Stuttering economy grew by 0.2 per cent in last three months

The UK’s stuttering economy grew by just 0.2 per cent in the second quarter of the year according to the Office for National Statistics.

According to the official data June saw the largest growth at 0.5 per cent.

June’s figures followed a  fall of 0.1 per cent in May and growth of 0.2 per cent  in April – taking the overall growth of the UK economy to 0.2 per cent  for the last three months.

The improved picture is partly a result of the lack of Bank Holidays in June.  The UK had three Bank Holidays in May as a result of the coronation.

The figures also suggest that the UK is now likely to escape falling into recession.

The ONS’s director of economic statistics Darren Morgan said: “The economy bounced back from the effects of May’s extra bank holiday to record strong growth in June.

“Manufacturing saw a particularly strong month with both cars and the often-erratic pharmaceutical industry seeing particularly buoyant growth.”

According to some commentators the improvement in the figures will not lead to halt in interest rate rises.

David Baker, a partner at Mazars, said: “The better-than-expected GDP figures are likely to galvanise the Bank of England’s zeal to continue to raise interest rates.

“The Bank will remain very concerned about the persistence of inflation and will reflect on near full employment and high wage inflation as reasons to keep policy tight, despite higher mortgage rates denting consumer confidence and business surveys still pointing to lacklustre future growth.

“The age-old question of just how long it takes for rate rises to impact the real economy is now more pertinent than ever, but we suspect that we will not have seen the end of rate rises especially now that the economy is showing some resilience.”

Neil Rudge, head of enterprise at lenders Shawbrook, said “The UK has followed its counterparts in Europe and the US, posting a moderate increase in GDP.

“SME owners around the country will breathe a small sigh of relief as macroeconomic indicators start to show marginal improvements, with inflation finally beginning to fall and the peak of the interest rate cycle now in view.

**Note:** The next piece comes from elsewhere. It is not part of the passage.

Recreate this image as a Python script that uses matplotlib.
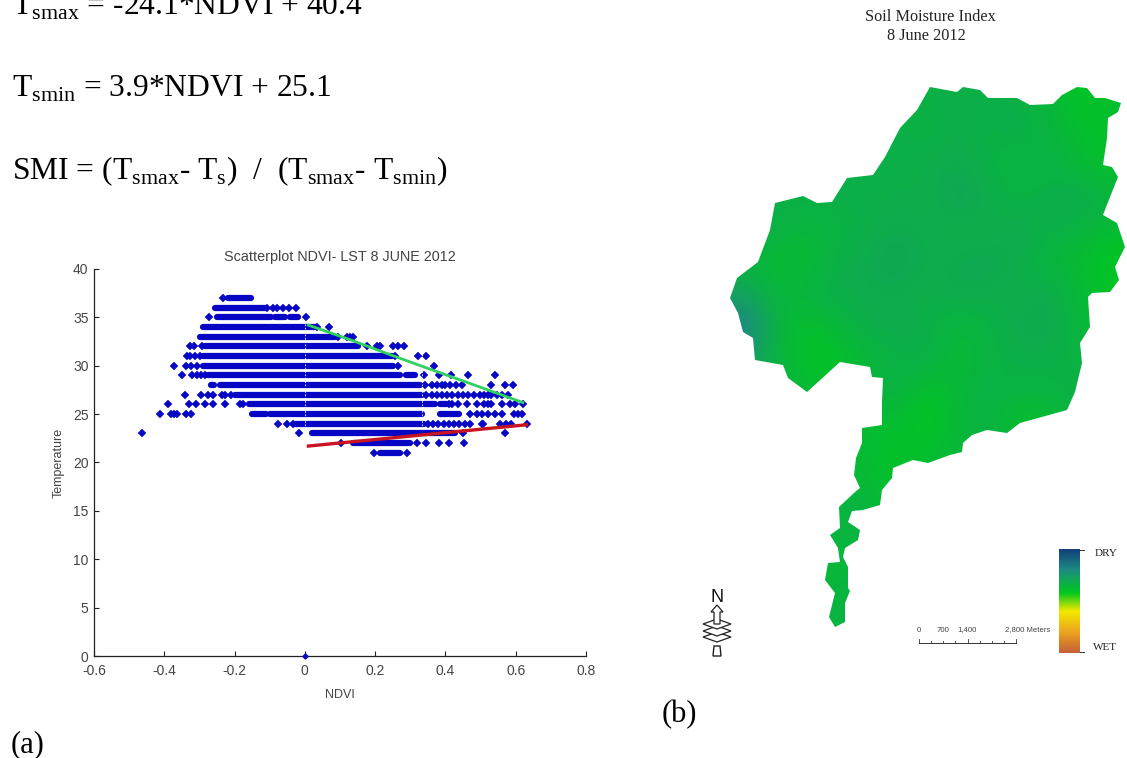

Though the prospect of a recession is subsiding, sluggish growth and expensive borrowing costs continue to be obstacles that business expansion plans need to navigate.”

He added: “Whilst the overall macro picture is beginning to look more positive, challenges are still present for SMEs.

“One area where this is evident is the labour market, which is bearing the effects of slow activity.  Earlier this week KPMG released its latest report on jobs, showing permanent hirings falling to the lowest rate seen in three years. This illuminates one of the many challenges businesses are facing in the current environment.”

Mike Randall, chief executive of Simply Asset Finance, says: “Modest growth in June reflects a positive outlook for businesses as we creep closer to the Bank of England’s end of year growth forecast.

“After the latest BDO business trends report indicated that employers’ hiring intentions had dropped in June for the first time in six months, a slight increase in GDP will be welcome news for businesses looking to build their business and expand their workforces.

“However, with the economy still lagging behind industry expectations, it’s evident businesses will need more than a slight increase in GDP to maintain their confidence. With interest rates remaining high and inflation yet to reach comfortable levels, access to funding remains critical to business growth.”

Marco Forgione, director general of the Institute of Export and International Trade, said: “Today’s statistics demonstrate the positive impact that international trade can have on the economy. But clearly more work still needs to be done to support businesses in achieving sustainable, long-term growth. It is encouraging to see a slight uptick in manufacturing exports in June with an increase in machinery and transport contributing to this rise.

“Today’s numbers illustrate how exporting can be a catalyst for recovery and new opportunities. It is good to see signs that UK firms are looking to create new opportunities further afield. There has been a notable increase in firms exporting to the likes of Argentina, Canada, Malaysia and New Zealand in the second quarter of this year.

“It is vital that we get more businesses trading internationally and for the UK to be seen as an attractive option for inward investment, if we are to tackle the cost-of-living crisis and to produce real economic growth.”